Just making the city accessible to bikes and pedestrians isn't enough for the BPAC. Jackson, who rides his bike to Moffett Field every day for work, said he and the other BPAC members have been working relentlessly and diligently to educate the public as well as city officials about bike and pedestrian safety. Jackson tries to increase awareness by handing out safety brochures at events, organizing Bike-to-Work day every year and publishing literature and information in newsletters.
"The problem is that the average motorist does not know how to share the road with bicyclists but doesn't want to admit it," Jackson said.
Dieckmann Wolfe, a transportation planner for Sunnyvale, also provides staff support for the BPAC. There are several streets in Sunnyvale with substandard-width automobile lanes and no bike lanes, Wolfe said. And it is legal for bikers to take up one whole lane on such streets, she said, but often motorists are not aware of this law. Sunnyvale Avenue is one such street on which the city has posted signs informing the public of this law, per VTA's "Share the Road" project's technical guidelines.
The ideal method of safe travel on such streets is for the biker to ride in the center of the right lane such that the motorist can ride behind and pass the bicyclist by changing lanes when it's safe, Wolfe said. But a six-month observation study has revealed that the majority of the bikers ride close to the curb, causing the motorists to pass the bikers in the same lane, which can be extremely dangerous.
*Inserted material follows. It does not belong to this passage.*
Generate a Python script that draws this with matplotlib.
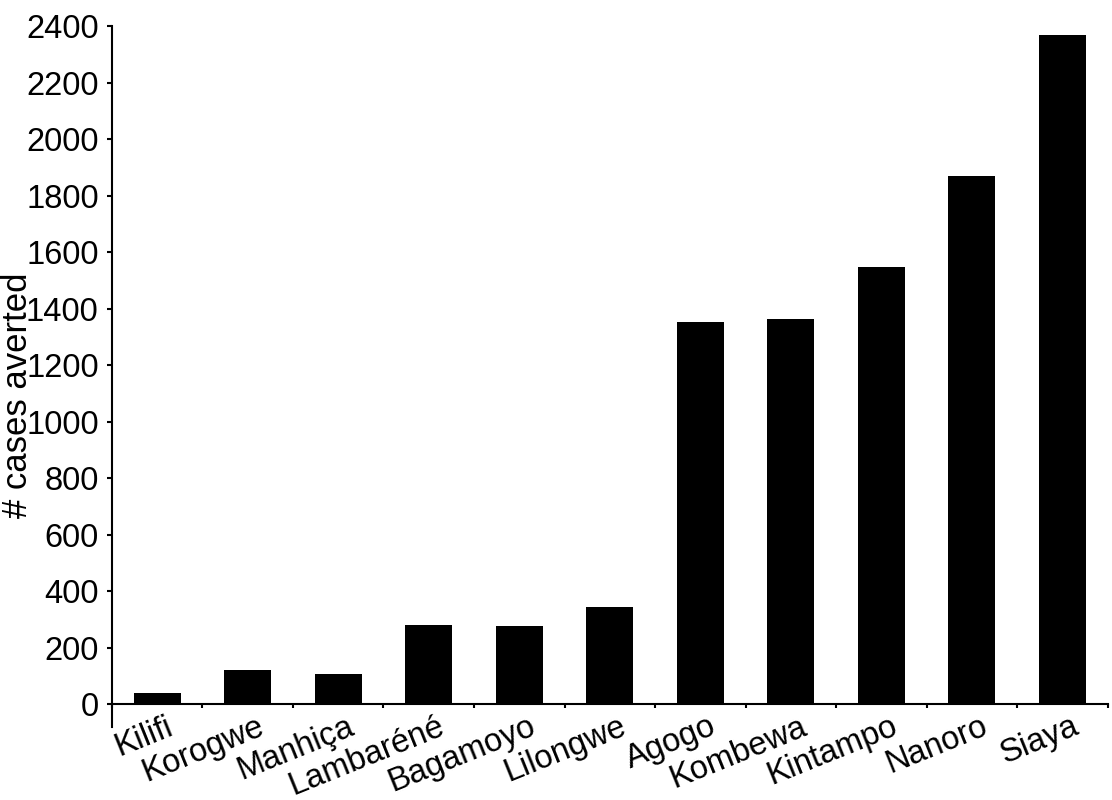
import numpy as np
import matplotlib
matplotlib.use("Agg")
import matplotlib.pyplot as plt
import matplotlib.transforms as mtransforms

sites = ["Kilifi", "Korogwe", "Manhiça", "Lambaréné", "Bagamoyo", "Lilongwe",
         "Agogo", "Kombewa", "Kintampo", "Nanoro", "Siaya"]
averted = [39, 122, 106, 280, 277, 344, 1353, 1364, 1548, 1868, 2368]
yticks = list(range(0, 2401, 200))

plt.rcParams["font.family"] = ["Liberation Sans", "DejaVu Sans"]

fig = plt.figure(figsize=(11.12, 8.0), dpi=100)
ax = fig.add_axes([0.1007, 0.0913, 0.8953, 0.8762])

x = np.arange(len(sites))
ax.bar(x, averted, width=0.52, color="black")

ax.set_xlim(-0.5, len(sites) - 0.5)
ax.set_ylim(-81, 2400)
ax.set_yticks(yticks)

for side in ("top", "right"):
    ax.spines[side].set_visible(False)
ax.spines["bottom"].set_position(("data", 0))
ax.spines["left"].set_linewidth(1.5)
ax.spines["bottom"].set_linewidth(1.5)

ax.tick_params(axis="y", direction="out", length=3.6, width=1.5, pad=6, labelsize=23.5)

# labels at category centres, tick marks between categories
ax.set_xticks(x)
ax.set_xticks(np.arange(-0.5, len(sites)), minor=True)
ax.tick_params(axis="x", which="major", length=0, pad=5, labelsize=23.5)
ax.tick_params(axis="x", which="minor", direction="out", length=3, width=1.5)
ax.set_xticklabels(sites, rotation=22, ha="right", va="top", rotation_mode="anchor")
shift = mtransforms.ScaledTranslation(9 / 100, 0, fig.dpi_scale_trans)
for lab in ax.get_xticklabels():
    lab.set_transform(lab.get_transform() + shift)

fig.text(17.5 / 1112, 1 - 395 / 800, "# cases averted", rotation=90,
         ha="center", va="center", fontsize=25)

fig.savefig("out.png", dpi=100)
Jackson says that Sunnyvale's Department of Public Safety can do a lot more than it has to educate motorists about sharing the road safely with bikers. BPAC members, with the help of Witthaus, Wolfe and other staff members, have been meeting periodically with public safety officers to inform them of their issues and concerns, he said.
"The public safety officers should be informed about handling bicycles in traffic," Jackson said.
Wiesinger agreed with Jackson, adding, "Public safety officers have not been as cooperative as we had hoped they'd be."
Many of the commissioners agreed that public safety officers feel that it is more important to reduce property damage and injuries when there's a traffic accident or issue. The commissioners stated that officers should value bike and pedestrian issues so that people who choose these modes of transportation will be allowed to move through the city freely.
The BPAC, under Jackson's direction, is pushing schools to work on a traffic-demand management program so that children can ride their bikes and walk to school safely.
"What's so important to the well-being of the community and the environment should not be a struggle to achieve and should happen automatically," Jackson said. In another 10 years, he said, with the right kind of public education, that vision just might become reality.